Dernier point, et c’est un point qui m’a réellement surpris des années plus tard, peut-être parce que je l’ai cette fois vu au cinéma, et que les ricanements contenus du type derrière moi m’offraient une perspective nouvelle sur l’humour dans le film : ce film est super drôle. Que ce soit la scène où le tueur à gage finit par tuer non seulement sa cible mais deux autres personnes, et arrive à déclencher l’alarme incendie de l’immeuble — scène tout droit sortie d’un film des frères Coen — ou encore les péripéties d’Adam qui passe probablement la pire journée de sa vie, tout le film baigne dans une ambiance un peu bras cassé, dont l’acmé chez Lynch a été atteint dans Twin Peaks, rien de bien surprenant donc. Mais j’ai été tellement happé, dans le passé, par la profondeur, l’intelligence et l’ambiance du film que j’en ai occulté tout l’humour. Dommage.

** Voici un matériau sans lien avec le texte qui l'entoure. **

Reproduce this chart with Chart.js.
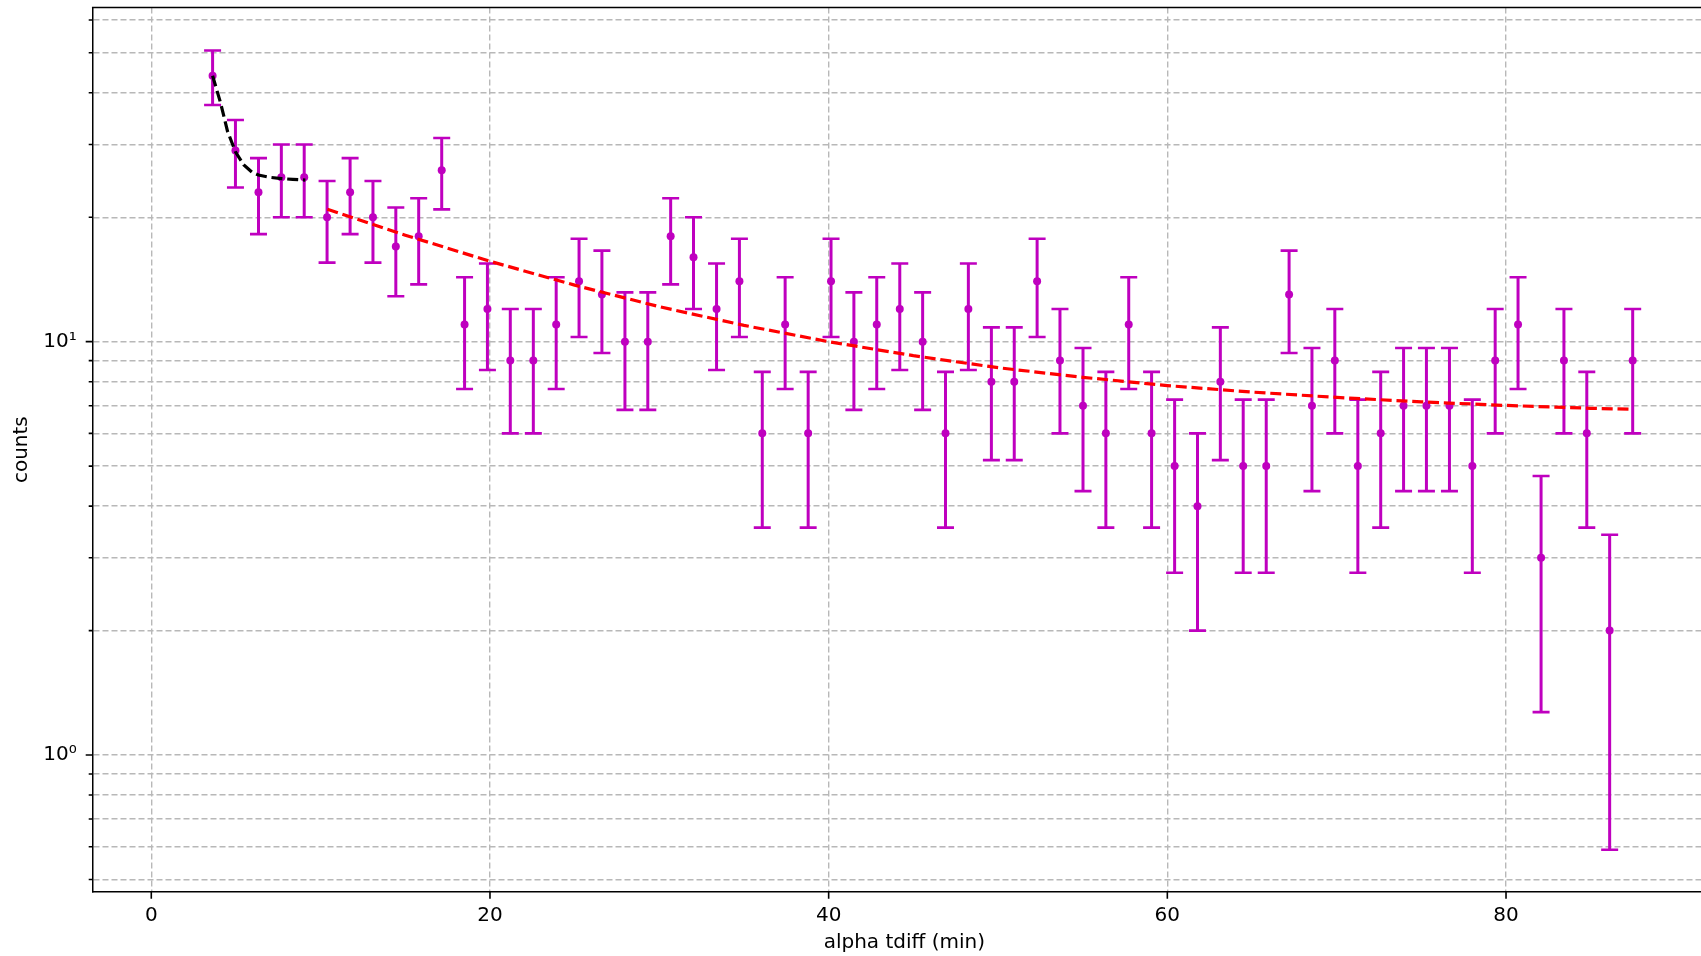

En revoyant ce film au cinéma des années après, il m’est apparu limpide. Aucune difficulté à démêler les éléments de l’histoire. Après, en toute honnêteté, j’ai passé des heures et des heures, lorsque j’ai regardé pour la première fois ce film, à visionner et lire avec passion des analyses de ce film. Pareil avec Twin Peaks. David Lynch m’a en fait offert une introduction à un des sujets les plus passionnants que je connaisse, et m’en a légué une véritable obsession : l’ésotérisme. Mais malgré cela, je me suis quand même rendu compte que le scénario du film n’était, en soit, pas si compliqué que ça. Après, il n’est certainement pas fait pour tout le monde. J’ai réussi, après les avoir tannés des semaines durant, à planter mes parents devant. Ils ont tenu 25 minutes. Inland Empire, le dernier film de Lynch, est une œuvre fondamentalement complexe. Mais Mulholland Drive n’en est pas une. En connaissant les gros traits de l’histoire, on revoit le film, et comme après avoir compris une publicité bien trouvée, on se dit « Ah oui. Bah oui. » Et c’est peut-être là son génie finalement, sa pureté.

Peut-être, après tout, que le génie réside dans la simplicité.